** START OF Exercise material **

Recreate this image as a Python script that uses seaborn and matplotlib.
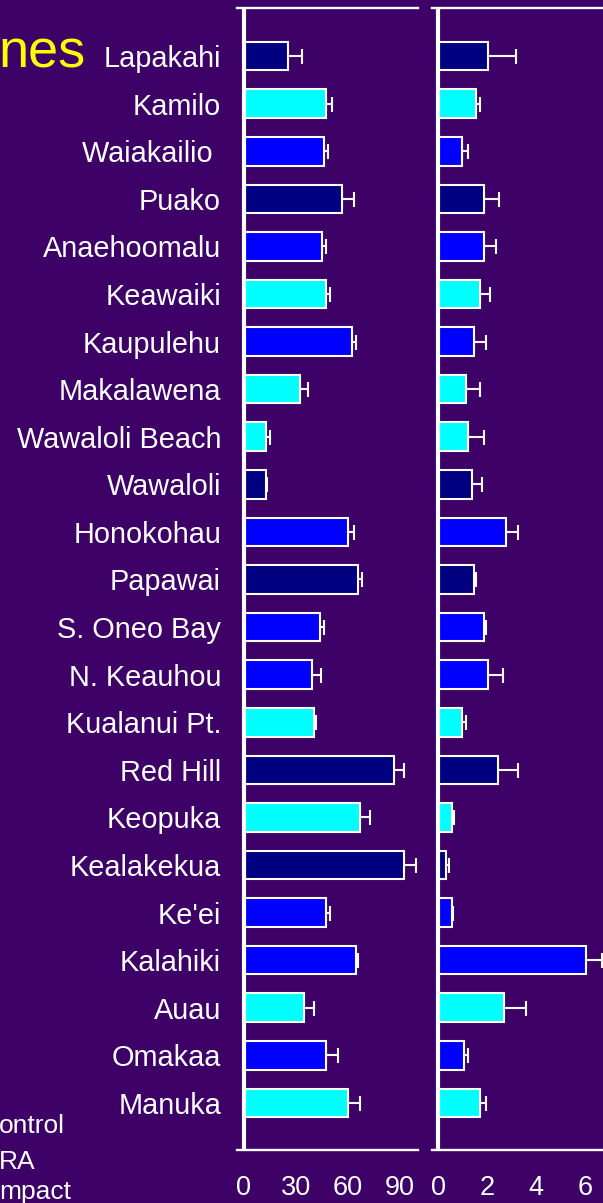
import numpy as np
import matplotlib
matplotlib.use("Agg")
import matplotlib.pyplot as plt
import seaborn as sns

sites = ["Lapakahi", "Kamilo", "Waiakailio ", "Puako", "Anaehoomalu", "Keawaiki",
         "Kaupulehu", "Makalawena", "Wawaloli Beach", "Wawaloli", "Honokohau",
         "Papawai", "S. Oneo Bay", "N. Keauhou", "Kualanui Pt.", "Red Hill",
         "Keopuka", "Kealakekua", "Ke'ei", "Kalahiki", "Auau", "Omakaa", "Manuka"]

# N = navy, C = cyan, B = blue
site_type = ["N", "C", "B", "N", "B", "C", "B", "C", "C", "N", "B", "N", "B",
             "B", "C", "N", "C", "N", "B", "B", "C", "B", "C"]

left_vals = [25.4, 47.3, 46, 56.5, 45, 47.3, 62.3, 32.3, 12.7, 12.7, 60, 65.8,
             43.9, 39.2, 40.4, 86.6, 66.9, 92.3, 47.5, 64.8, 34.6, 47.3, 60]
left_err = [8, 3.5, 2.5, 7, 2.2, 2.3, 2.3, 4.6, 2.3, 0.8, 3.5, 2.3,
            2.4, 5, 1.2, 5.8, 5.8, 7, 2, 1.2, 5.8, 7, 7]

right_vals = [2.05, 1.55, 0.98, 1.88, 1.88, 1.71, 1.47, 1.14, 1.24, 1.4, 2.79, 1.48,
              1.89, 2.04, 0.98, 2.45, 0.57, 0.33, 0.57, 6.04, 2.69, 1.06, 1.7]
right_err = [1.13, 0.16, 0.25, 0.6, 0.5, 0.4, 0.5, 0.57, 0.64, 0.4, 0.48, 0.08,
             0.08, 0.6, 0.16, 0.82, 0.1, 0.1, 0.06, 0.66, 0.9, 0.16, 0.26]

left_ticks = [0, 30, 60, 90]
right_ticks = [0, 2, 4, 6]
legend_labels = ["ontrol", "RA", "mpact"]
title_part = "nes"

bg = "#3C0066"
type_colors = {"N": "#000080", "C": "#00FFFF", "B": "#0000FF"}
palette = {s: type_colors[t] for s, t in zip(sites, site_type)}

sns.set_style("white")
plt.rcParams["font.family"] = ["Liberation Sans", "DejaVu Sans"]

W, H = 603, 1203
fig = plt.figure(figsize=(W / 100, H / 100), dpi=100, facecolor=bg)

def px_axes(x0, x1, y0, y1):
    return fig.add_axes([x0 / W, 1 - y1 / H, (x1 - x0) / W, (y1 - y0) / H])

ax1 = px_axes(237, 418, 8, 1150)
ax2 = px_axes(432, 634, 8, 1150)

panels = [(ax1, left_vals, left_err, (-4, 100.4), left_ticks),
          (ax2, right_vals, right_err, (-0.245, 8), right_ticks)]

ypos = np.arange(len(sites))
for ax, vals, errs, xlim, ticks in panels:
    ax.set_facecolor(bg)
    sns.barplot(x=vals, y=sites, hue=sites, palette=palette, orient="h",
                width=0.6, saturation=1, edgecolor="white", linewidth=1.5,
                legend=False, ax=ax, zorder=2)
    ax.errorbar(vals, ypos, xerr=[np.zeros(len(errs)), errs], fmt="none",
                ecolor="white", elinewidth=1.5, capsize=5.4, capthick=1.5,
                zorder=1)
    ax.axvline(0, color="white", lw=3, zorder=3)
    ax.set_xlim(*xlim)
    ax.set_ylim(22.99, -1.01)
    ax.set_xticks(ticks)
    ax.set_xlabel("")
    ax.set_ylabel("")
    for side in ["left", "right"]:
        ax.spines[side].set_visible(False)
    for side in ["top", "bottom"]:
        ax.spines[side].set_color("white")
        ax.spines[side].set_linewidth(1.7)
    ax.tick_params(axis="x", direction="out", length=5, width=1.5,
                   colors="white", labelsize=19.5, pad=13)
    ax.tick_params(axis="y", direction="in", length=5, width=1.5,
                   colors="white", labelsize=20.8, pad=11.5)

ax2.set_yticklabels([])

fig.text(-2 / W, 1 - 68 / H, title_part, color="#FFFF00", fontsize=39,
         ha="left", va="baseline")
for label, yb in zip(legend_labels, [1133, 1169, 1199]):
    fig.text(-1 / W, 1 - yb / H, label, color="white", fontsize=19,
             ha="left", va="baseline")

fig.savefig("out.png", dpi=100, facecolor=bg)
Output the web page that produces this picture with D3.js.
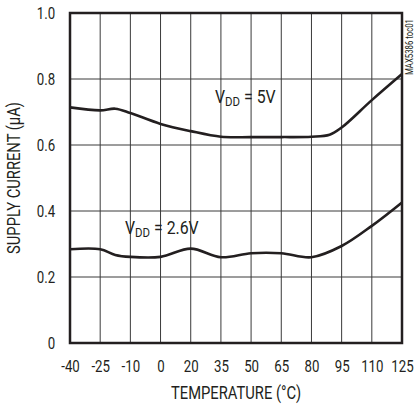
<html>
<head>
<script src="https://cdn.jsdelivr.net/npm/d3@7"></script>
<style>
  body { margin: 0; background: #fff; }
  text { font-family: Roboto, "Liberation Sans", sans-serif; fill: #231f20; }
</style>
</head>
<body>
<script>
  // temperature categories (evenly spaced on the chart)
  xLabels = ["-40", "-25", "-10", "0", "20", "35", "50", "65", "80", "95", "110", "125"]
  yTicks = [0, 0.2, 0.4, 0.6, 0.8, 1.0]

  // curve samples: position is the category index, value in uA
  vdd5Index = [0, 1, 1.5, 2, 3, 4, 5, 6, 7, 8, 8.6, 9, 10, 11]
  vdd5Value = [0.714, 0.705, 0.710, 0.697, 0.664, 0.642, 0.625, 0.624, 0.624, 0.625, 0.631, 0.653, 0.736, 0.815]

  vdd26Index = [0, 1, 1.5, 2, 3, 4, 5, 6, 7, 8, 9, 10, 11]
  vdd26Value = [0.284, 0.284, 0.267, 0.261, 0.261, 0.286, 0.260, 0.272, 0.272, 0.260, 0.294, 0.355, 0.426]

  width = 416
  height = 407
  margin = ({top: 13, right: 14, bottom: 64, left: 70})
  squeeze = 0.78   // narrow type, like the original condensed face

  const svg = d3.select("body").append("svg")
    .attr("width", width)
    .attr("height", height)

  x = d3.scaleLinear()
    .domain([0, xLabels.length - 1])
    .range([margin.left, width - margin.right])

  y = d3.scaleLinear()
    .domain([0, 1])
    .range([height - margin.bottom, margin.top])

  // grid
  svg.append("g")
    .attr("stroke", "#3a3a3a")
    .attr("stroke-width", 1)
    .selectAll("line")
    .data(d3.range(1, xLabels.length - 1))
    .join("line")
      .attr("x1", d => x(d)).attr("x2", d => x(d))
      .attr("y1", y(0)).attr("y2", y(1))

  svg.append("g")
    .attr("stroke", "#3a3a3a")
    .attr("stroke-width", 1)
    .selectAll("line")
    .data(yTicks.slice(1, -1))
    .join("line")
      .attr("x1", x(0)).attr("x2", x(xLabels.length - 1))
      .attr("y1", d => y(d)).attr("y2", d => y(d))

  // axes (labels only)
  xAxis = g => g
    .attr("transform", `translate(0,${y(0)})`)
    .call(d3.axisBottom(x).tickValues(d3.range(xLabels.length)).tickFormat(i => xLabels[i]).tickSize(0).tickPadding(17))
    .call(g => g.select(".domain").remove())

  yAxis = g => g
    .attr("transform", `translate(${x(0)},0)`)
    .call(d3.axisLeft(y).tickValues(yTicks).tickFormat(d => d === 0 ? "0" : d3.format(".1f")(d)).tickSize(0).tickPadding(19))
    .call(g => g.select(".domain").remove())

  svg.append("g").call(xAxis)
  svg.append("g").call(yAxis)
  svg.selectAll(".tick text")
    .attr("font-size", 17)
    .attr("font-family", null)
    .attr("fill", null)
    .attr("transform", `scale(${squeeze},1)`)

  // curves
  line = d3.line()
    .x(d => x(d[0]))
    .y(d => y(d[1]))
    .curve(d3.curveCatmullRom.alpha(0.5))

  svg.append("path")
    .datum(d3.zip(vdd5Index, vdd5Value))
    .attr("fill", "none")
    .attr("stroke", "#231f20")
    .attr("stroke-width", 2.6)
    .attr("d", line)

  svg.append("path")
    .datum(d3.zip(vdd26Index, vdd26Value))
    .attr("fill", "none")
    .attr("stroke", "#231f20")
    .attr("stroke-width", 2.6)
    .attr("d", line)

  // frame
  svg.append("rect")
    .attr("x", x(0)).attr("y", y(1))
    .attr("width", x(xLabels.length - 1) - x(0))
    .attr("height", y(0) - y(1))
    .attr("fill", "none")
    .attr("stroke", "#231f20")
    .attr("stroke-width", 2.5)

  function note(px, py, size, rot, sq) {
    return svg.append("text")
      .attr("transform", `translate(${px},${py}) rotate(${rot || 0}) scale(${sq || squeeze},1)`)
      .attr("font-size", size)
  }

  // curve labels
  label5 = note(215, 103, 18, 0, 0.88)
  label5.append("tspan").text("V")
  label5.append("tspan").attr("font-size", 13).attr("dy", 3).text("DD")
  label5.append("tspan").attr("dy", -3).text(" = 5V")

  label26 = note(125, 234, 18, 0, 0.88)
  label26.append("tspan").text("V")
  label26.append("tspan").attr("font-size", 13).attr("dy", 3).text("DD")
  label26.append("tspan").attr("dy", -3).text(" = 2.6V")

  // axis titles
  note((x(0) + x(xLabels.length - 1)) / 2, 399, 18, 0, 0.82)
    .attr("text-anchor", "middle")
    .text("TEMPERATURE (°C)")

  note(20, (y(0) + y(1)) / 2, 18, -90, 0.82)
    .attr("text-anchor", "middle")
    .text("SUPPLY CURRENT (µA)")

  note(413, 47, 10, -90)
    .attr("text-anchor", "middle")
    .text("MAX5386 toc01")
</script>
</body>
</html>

** END OF Exercise material **

Restate, line by line and word for word, everything from the top of the material through the line that contains "(ax2, right_vals, right_err, (-0.245, 8), right_ticks)]". Leave pictures out.

The output:
Recreate this image as a Python script that uses seaborn and matplotlib.
import numpy as np
import matplotlib
matplotlib.use("Agg")
import matplotlib.pyplot as plt
import seaborn as sns

sites = ["Lapakahi", "Kamilo", "Waiakailio ", "Puako", "Anaehoomalu", "Keawaiki",
         "Kaupulehu", "Makalawena", "Wawaloli Beach", "Wawaloli", "Honokohau",
         "Papawai", "S. Oneo Bay", "N. Keauhou", "Kualanui Pt.", "Red Hill",
         "Keopuka", "Kealakekua", "Ke'ei", "Kalahiki", "Auau", "Omakaa", "Manuka"]

# N = navy, C = cyan, B = blue
site_type = ["N", "C", "B", "N", "B", "C", "B", "C", "C", "N", "B", "N", "B",
             "B", "C", "N", "C", "N", "B", "B", "C", "B", "C"]

left_vals = [25.4, 47.3, 46, 56.5, 45, 47.3, 62.3, 32.3, 12.7, 12.7, 60, 65.8,
             43.9, 39.2, 40.4, 86.6, 66.9, 92.3, 47.5, 64.8, 34.6, 47.3, 60]
left_err = [8, 3.5, 2.5, 7, 2.2, 2.3, 2.3, 4.6, 2.3, 0.8, 3.5, 2.3,
            2.4, 5, 1.2, 5.8, 5.8, 7, 2, 1.2, 5.8, 7, 7]

right_vals = [2.05, 1.55, 0.98, 1.88, 1.88, 1.71, 1.47, 1.14, 1.24, 1.4, 2.79, 1.48,
              1.89, 2.04, 0.98, 2.45, 0.57, 0.33, 0.57, 6.04, 2.69, 1.06, 1.7]
right_err = [1.13, 0.16, 0.25, 0.6, 0.5, 0.4, 0.5, 0.57, 0.64, 0.4, 0.48, 0.08,
             0.08, 0.6, 0.16, 0.82, 0.1, 0.1, 0.06, 0.66, 0.9, 0.16, 0.26]

left_ticks = [0, 30, 60, 90]
right_ticks = [0, 2, 4, 6]
legend_labels = ["ontrol", "RA", "mpact"]
title_part = "nes"

bg = "#3C0066"
type_colors = {"N": "#000080", "C": "#00FFFF", "B": "#0000FF"}
palette = {s: type_colors[t] for s, t in zip(sites, site_type)}

sns.set_style("white")
plt.rcParams["font.family"] = ["Liberation Sans", "DejaVu Sans"]

W, H = 603, 1203
fig = plt.figure(figsize=(W / 100, H / 100), dpi=100, facecolor=bg)

def px_axes(x0, x1, y0, y1):
    return fig.add_axes([x0 / W, 1 - y1 / H, (x1 - x0) / W, (y1 - y0) / H])

ax1 = px_axes(237, 418, 8, 1150)
ax2 = px_axes(432, 634, 8, 1150)

panels = [(ax1, left_vals, left_err, (-4, 100.4), left_ticks),
          (ax2, right_vals, right_err, (-0.245, 8), right_ticks)]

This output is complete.